[AIM]
Return every line below as is, leaving out the pictures.
──────
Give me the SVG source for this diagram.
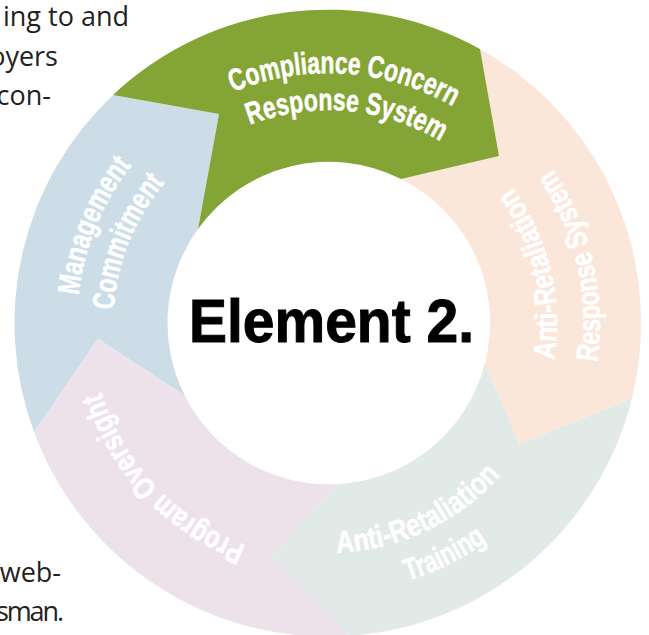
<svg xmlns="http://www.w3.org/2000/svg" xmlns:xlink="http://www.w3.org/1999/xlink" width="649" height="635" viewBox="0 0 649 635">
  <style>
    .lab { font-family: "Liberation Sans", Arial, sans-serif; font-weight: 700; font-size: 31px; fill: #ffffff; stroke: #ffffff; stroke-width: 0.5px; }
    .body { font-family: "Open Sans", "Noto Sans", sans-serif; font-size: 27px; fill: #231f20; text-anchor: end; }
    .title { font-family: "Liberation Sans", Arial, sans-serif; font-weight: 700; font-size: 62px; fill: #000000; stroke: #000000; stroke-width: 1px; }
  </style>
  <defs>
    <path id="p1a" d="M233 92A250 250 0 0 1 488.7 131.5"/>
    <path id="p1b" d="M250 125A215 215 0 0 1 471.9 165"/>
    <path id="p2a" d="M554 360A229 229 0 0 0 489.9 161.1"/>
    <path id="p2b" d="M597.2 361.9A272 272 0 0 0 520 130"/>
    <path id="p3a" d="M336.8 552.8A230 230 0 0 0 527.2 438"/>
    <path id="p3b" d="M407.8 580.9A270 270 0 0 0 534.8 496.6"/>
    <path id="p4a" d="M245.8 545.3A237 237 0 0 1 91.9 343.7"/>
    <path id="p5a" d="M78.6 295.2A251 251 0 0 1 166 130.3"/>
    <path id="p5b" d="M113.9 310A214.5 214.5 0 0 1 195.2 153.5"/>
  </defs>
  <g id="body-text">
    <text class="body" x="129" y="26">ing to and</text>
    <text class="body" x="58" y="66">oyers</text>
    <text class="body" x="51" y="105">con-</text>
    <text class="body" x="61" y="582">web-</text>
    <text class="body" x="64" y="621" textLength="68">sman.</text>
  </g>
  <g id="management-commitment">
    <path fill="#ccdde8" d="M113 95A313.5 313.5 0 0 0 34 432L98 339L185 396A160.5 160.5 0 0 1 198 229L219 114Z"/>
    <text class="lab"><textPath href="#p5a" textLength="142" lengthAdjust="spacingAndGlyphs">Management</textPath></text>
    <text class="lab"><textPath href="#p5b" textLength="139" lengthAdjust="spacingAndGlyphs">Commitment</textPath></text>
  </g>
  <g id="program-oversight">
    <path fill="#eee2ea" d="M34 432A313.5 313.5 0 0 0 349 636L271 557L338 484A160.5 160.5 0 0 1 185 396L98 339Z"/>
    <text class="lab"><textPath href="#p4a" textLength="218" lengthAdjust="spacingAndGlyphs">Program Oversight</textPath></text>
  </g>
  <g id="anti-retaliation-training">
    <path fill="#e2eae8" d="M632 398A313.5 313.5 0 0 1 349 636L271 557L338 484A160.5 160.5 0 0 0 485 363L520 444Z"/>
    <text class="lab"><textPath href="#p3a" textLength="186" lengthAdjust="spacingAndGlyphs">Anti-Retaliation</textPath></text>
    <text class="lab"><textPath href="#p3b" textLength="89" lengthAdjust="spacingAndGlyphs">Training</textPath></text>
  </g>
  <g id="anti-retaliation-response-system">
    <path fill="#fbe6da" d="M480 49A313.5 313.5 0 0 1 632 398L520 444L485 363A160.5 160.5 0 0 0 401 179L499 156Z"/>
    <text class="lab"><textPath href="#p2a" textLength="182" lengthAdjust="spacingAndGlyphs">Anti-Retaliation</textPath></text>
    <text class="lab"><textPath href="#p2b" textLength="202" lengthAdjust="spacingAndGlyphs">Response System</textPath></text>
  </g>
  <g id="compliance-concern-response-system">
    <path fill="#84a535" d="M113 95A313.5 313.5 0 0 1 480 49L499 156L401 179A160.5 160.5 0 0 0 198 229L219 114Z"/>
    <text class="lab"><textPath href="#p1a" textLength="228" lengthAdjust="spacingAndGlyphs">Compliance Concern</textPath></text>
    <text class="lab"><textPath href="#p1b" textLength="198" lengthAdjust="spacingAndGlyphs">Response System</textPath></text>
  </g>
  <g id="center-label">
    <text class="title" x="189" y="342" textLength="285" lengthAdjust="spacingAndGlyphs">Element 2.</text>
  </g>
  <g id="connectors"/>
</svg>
──────
[EXERCISE ANSWER]
Give me the SVG source for this diagram.
<svg xmlns="http://www.w3.org/2000/svg" xmlns:xlink="http://www.w3.org/1999/xlink" width="649" height="635" viewBox="0 0 649 635">
  <style>
    .lab { font-family: "Liberation Sans", Arial, sans-serif; font-weight: 700; font-size: 31px; fill: #ffffff; stroke: #ffffff; stroke-width: 0.5px; }
    .body { font-family: "Open Sans", "Noto Sans", sans-serif; font-size: 27px; fill: #231f20; text-anchor: end; }
    .title { font-family: "Liberation Sans", Arial, sans-serif; font-weight: 700; font-size: 62px; fill: #000000; stroke: #000000; stroke-width: 1px; }
  </style>
  <defs>
    <path id="p1a" d="M233 92A250 250 0 0 1 488.7 131.5"/>
    <path id="p1b" d="M250 125A215 215 0 0 1 471.9 165"/>
    <path id="p2a" d="M554 360A229 229 0 0 0 489.9 161.1"/>
    <path id="p2b" d="M597.2 361.9A272 272 0 0 0 520 130"/>
    <path id="p3a" d="M336.8 552.8A230 230 0 0 0 527.2 438"/>
    <path id="p3b" d="M407.8 580.9A270 270 0 0 0 534.8 496.6"/>
    <path id="p4a" d="M245.8 545.3A237 237 0 0 1 91.9 343.7"/>
    <path id="p5a" d="M78.6 295.2A251 251 0 0 1 166 130.3"/>
    <path id="p5b" d="M113.9 310A214.5 214.5 0 0 1 195.2 153.5"/>
  </defs>
  <g id="body-text">
    <text class="body" x="129" y="26">ing to and</text>
    <text class="body" x="58" y="66">oyers</text>
    <text class="body" x="51" y="105">con-</text>
    <text class="body" x="61" y="582">web-</text>
    <text class="body" x="64" y="621" textLength="68">sman.</text>
  </g>
  <g id="management-commitment">
    <path fill="#ccdde8" d="M113 95A313.5 313.5 0 0 0 34 432L98 339L185 396A160.5 160.5 0 0 1 198 229L219 114Z"/>
    <text class="lab"><textPath href="#p5a" textLength="142" lengthAdjust="spacingAndGlyphs">Management</textPath></text>
    <text class="lab"><textPath href="#p5b" textLength="139" lengthAdjust="spacingAndGlyphs">Commitment</textPath></text>
  </g>
  <g id="program-oversight">
    <path fill="#eee2ea" d="M34 432A313.5 313.5 0 0 0 349 636L271 557L338 484A160.5 160.5 0 0 1 185 396L98 339Z"/>
    <text class="lab"><textPath href="#p4a" textLength="218" lengthAdjust="spacingAndGlyphs">Program Oversight</textPath></text>
  </g>
  <g id="anti-retaliation-training">
    <path fill="#e2eae8" d="M632 398A313.5 313.5 0 0 1 349 636L271 557L338 484A160.5 160.5 0 0 0 485 363L520 444Z"/>
    <text class="lab"><textPath href="#p3a" textLength="186" lengthAdjust="spacingAndGlyphs">Anti-Retaliation</textPath></text>
    <text class="lab"><textPath href="#p3b" textLength="89" lengthAdjust="spacingAndGlyphs">Training</textPath></text>
  </g>
  <g id="anti-retaliation-response-system">
    <path fill="#fbe6da" d="M480 49A313.5 313.5 0 0 1 632 398L520 444L485 363A160.5 160.5 0 0 0 401 179L499 156Z"/>
    <text class="lab"><textPath href="#p2a" textLength="182" lengthAdjust="spacingAndGlyphs">Anti-Retaliation</textPath></text>
    <text class="lab"><textPath href="#p2b" textLength="202" lengthAdjust="spacingAndGlyphs">Response System</textPath></text>
  </g>
  <g id="compliance-concern-response-system">
    <path fill="#84a535" d="M113 95A313.5 313.5 0 0 1 480 49L499 156L401 179A160.5 160.5 0 0 0 198 229L219 114Z"/>
    <text class="lab"><textPath href="#p1a" textLength="228" lengthAdjust="spacingAndGlyphs">Compliance Concern</textPath></text>
    <text class="lab"><textPath href="#p1b" textLength="198" lengthAdjust="spacingAndGlyphs">Response System</textPath></text>
  </g>
  <g id="center-label">
    <text class="title" x="189" y="342" textLength="285" lengthAdjust="spacingAndGlyphs">Element 2.</text>
  </g>
  <g id="connectors"/>
</svg>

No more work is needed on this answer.